次日晨起,主人略备醪糟粉子、酸菜肉面以践行。九时半,乘车出发。路初平坦,后绕山而蜗行。中巴颠簸如海中小舟。然司机张言,此路比牛背,已是上佳。沿路大雾,窗外无景,约十二时,至三千一百米,遂卸装备徒步。
此时,天色不佳。但仍见千亩草甸,甚为广阔。四月之末,平原已为暮春,而此方初春,草地尚绿意点点而已。料假以两月,此地当为百花盛开之风景。
徒步一公里有半,遂右转上山。只半时,于雾中依稀见一海子,海拔三千四百米,即所谓长海子,即营地也。向导言,海子四周曾树木甚茂,有灵异,路人过其侧而高声语,必大雨瞬至。然五八年大炼钢铁,轿顶山亦不得免。海子周围古木砍伐殆尽,海子由此永失神采矣。
扎营海边草甸,遂沿其西坡而行。其时,山阴而雾重,可见不过百步。思及近日雅安地震之难,遂焚香而拜,诵经。祈贡嘎及周围诸山,护佑我多难蜀国。闲逛毕,向导生火,众人各自造饭。于无聊中寻有聊而已。驴友中,有新驴抹茶者,昨夜,至向导家即求沐浴。众劝,初上高原,不可。固不听,遂致高原反应,几至半死。
夜深,众人围篝火听闻向导之传奇。向导刘,六十有二,皇木镇人。少时,遍走周围诸山围猎采药。又常徒步远行洪雅、雅安。曾一日行100余公里至汉源而返。其徒步穿越野外生存之能力,为驴友所叹服。向导刘又言,轿顶山顶有金洞。某年,山下某贫民误入,见金砖遍地,随手拾取,即迷路洞中,至恭还金砖于原地方得出。有贪财村人闻之,邀约集聚,以黑猪献祭,欲强闯之。是夜,皆梦一人,白衣白衫,怒斥曰:甚么死猪死牛,脏了吾之宝地。众大惊骇,遂连夜下山。自此,该洞再无人敢入也。
次日晨,天仍小雨。遂怅然收帐,乘车下山。路半,得知往大瓦之路封禁。幸向导告知,近有大渡峡谷,颇可观,遂往之。
车行不过半时,抵皇木镇三合一组,又徒步一刻,至峡谷之上。其地,海拔一千五百米,其下九百米即为奔涌大渡河。其东为大瓦、帽壳所在。观其山,皆壁立如削,从海拔三千直下六百米之大渡河面。其雄、险、奇,当真举世难双。其崖壁稍平缓如六七十度,则有悬崖村落,即甘洛县大坪、二坪。引人惊叹,人类生存力之强也。

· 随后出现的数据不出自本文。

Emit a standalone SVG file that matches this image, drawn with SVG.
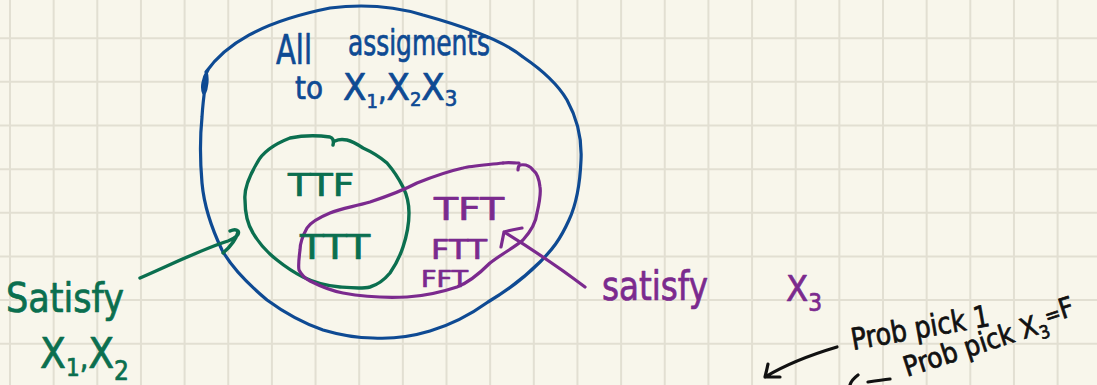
<svg xmlns="http://www.w3.org/2000/svg" width="1097" height="385" viewBox="0 0 1097 385">
  <style>
    .grid { stroke: #e2dfd2; stroke-width: 2; fill: none; }
    .ink { fill: none; stroke-linecap: round; stroke-linejoin: round; }
    .blue { stroke: #0e4a93; stroke-width: 3.2; }
    .green { stroke: #0b6f4f; stroke-width: 3.4; }
    .purple { stroke: #7b2a8e; stroke-width: 3.2; }
    .black { stroke: #111111; stroke-width: 3.2; }
    text { font-family: "DejaVu Sans", "Liberation Sans", sans-serif; font-stretch: condensed; stroke-width: 0.7; stroke-linejoin: round; }
    .tb { fill: #0e4a93; stroke: #0e4a93; }
    .tg { fill: #0b6f4f; stroke: #0b6f4f; }
    .tp { fill: #7b2a8e; stroke: #7b2a8e; }
    .tk { fill: #111111; stroke: #111111; }
  </style>

  <!-- paper -->
  <rect width="1097" height="385" fill="#f8f6eb"/>
  <path class="grid" d="M10,0V385 M53.65,0V385 M97.3,0V385 M140.95,0V385 M184.6,0V385 M228.25,0V385 M271.9,0V385 M315.55,0V385 M359.2,0V385 M402.85,0V385 M446.5,0V385 M490.15,0V385 M533.8,0V385 M577.45,0V385 M621.1,0V385 M664.75,0V385 M708.4,0V385 M752.05,0V385 M795.7,0V385 M839.35,0V385 M883,0V385 M926.65,0V385 M970.3,0V385 M1013.95,0V385 M1057.6,0V385
    M0,38.2H1097 M0,81.85H1097 M0,125.5H1097 M0,169.15H1097 M0,212.8H1097 M0,256.45H1097 M0,300.1H1097 M0,343.75H1097"/>

  <!-- universe: all assignments -->
  <g id="all-assignments">
    <path class="ink blue" d="M208,70 C203,78 201,88 204,94 C207,88 208,78 206,72 C225,45 260,22 330,8 C370,3 400,8 423,15 C470,28 505,42 523,57 C545,72 560,88 567,100 C578,120 582,140 581,160 C580,185 576,205 569,220 C560,240 552,250 540,262 C520,282 505,292 488,302 C470,315 450,325 430,331 C410,337 390,339 373,338 C355,338 340,335 323,330 C300,322 282,311 267,300 C248,284 232,268 222,250 C210,225 204,205 202,183 C200,160 200,137 202,117 C203,100 205,88 206,80"/>
    <text class="tb" x="276" y="64" font-size="40" textLength="36" lengthAdjust="spacingAndGlyphs">All</text>
    <text class="tb" x="348" y="55" font-size="35" textLength="142" lengthAdjust="spacingAndGlyphs">assigments</text>
    <text class="tb" x="295" y="99" font-size="32" textLength="28" lengthAdjust="spacingAndGlyphs">to</text>
    <text class="tb" x="343" y="100" font-size="38">X<tspan font-size="20" dy="8">1</tspan><tspan font-size="30" dy="-8">,</tspan>X<tspan font-size="20" dy="6">2</tspan><tspan dy="-6">X</tspan><tspan font-size="22" dy="6">3</tspan></text>
  </g>

  <!-- set satisfying x1, x2 -->
  <g id="satisfy-x1-x2">
    <path class="ink green" d="M333,145 C334,141 333,138 330,137 C315,135 300,136 290,138 C272,145 262,153 257,163 C248,178 244,190 245,200 C245,215 248,225 253,233 C260,245 268,253 277,260 C287,268 295,273 303,277 C315,283 328,286 340,287 C352,288 362,289 370,287 C380,284 385,279 390,273 C397,263 400,256 403,247 C407,235 409,224 409,213 C409,203 407,195 403,187 C398,177 393,170 387,163 C380,157 372,152 363,148 C357,144 352,141 347,140 C342,139 339,139 335,141"/>
    <text class="tg" x="288" y="196" font-size="32" textLength="66" lengthAdjust="spacingAndGlyphs">TTF</text>
  </g>

  <!-- set satisfying x3 -->
  <g id="satisfy-x3">
    <path class="ink purple" d="M503,163 C485,165 470,166 463,168 C445,172 432,177 417,183 C400,192 385,197 370,202 C352,207 340,209 330,213 C318,218 310,223 307,228 C302,237 300,244 300,250 C299,258 298,265 299,270 C302,276 306,279 310,281 C322,287 332,291 343,293 C365,297 387,298 407,297 C425,296 442,292 457,287 C470,282 480,273 490,263 C503,253 515,247 523,240 C532,230 536,222 537,213 C540,200 541,193 540,187 C539,178 537,173 533,170 C530,166 526,164 520,165 C518,166 518,168 518,170"/>
    <path class="ink purple" d="M503,163 C508,162 514,163 519,163"/>
    <text class="tg" x="300" y="259" font-size="34" textLength="70" lengthAdjust="spacingAndGlyphs">TTT</text>
    <text class="tp" x="434" y="220" font-size="32" textLength="70" lengthAdjust="spacingAndGlyphs">TFT</text>
    <text class="tp" x="431" y="259" font-size="27" textLength="56" lengthAdjust="spacingAndGlyphs">FTT</text>
    <text class="tp" x="421" y="287" font-size="23" textLength="47" lengthAdjust="spacingAndGlyphs">FFT</text>
  </g>

  <!-- pointers from labels to sets -->
  <g id="connectors">
    <path class="ink green" d="M140,278 C170,265 200,250 228,241 C236,238 240,234 238,231 C236,229 232,230 230,231 M238,232 C236,240 230,247 223,253"/>
    <path class="ink purple" d="M585,287 C560,268 530,248 504,232 M504,232 C510,230 516,229 522,228 M504,232 C503,237 502,242 501,247"/>
    <path class="ink black" d="M837,347 C810,355 785,365 765,377 M765,377 C766,373 767,369 768,364 M765,377 C770,377 775,377 780,377"/>
    <path class="ink black" d="M858,375 C854,378 851,381 850,385 M868,382 C875,381 882,380 890,379"/>
  </g>

  <!-- side labels -->
  <g id="label-satisfy-x1-x2">
    <text class="tg" x="6" y="312" font-size="40" textLength="118" lengthAdjust="spacingAndGlyphs">Satisfy</text>
    <text class="tg" x="40" y="368" font-size="42">X<tspan font-size="24" dy="8">1</tspan><tspan dy="-8" font-size="30">,</tspan>X<tspan font-size="26" dy="12">2</tspan></text>
  </g>
  <g id="label-satisfy-x3">
    <text class="tp" x="602" y="300" font-size="40" textLength="106" lengthAdjust="spacingAndGlyphs">satisfy</text>
    <text class="tp" x="786" y="301" font-size="36">X<tspan font-size="24" dy="10">3</tspan></text>
  </g>
  <g id="label-prob">
    <text class="tk" transform="translate(853,350) rotate(-10)" font-size="30" textLength="140" lengthAdjust="spacingAndGlyphs">Prob pick 1</text>
    <text class="tk" transform="translate(907,377) rotate(-18)" font-size="28" textLength="180" lengthAdjust="spacingAndGlyphs">Prob pick X<tspan font-size="18" dy="6">3</tspan><tspan dy="-13" font-size="21">=</tspan><tspan dy="0">F</tspan></text>
  </g>
</svg>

峡谷上方,无营地,仅三四尺小路而已。众人多返村民楼顶扎营。夜雨、变石、洋、莫扎克,不忍作别风景,遂勉强扎营。帐后,为山坡;账前,已是九百米七八十度之悬崖。扎营毕,皆言,可称之最刺激营地。入夜,二坪大坪灯光零落,山影如墨, 竟至相看无言,唯过往种种,人生情事,于心间一一历数。一半欣慰,一半伤感而已。
次日,七时,天阴持续,遂起收拾。车驮包至乌斯河,而余一行则徒步直下大渡河。路初尚宽两三米,后仅一米,再后时仅尺余。最忧者,路上多有流沙,踏步不稳。即老驴持双杖,行至此处,亦屏息凝神。稍有疏忽,即恐落入数百米之悬崖。
历三时,连滚带爬,方得下山,司机张已候多时。遂上车返程。上车才午后一时,至蓉已七时半。
俗语云:百世修得同船渡。五一轿顶之行,一行人相扶而行,攀山下崖抢美食担风雨受颠簸。比之风景,同行之情谊更当铭刻于心。因以记录同行者:变石、洋、莫扎克、小白、飞菲、宝二爷、笃行、抹茶、武器、浅浅、清风、老张、六千、子行、FOVERER、SHAKE。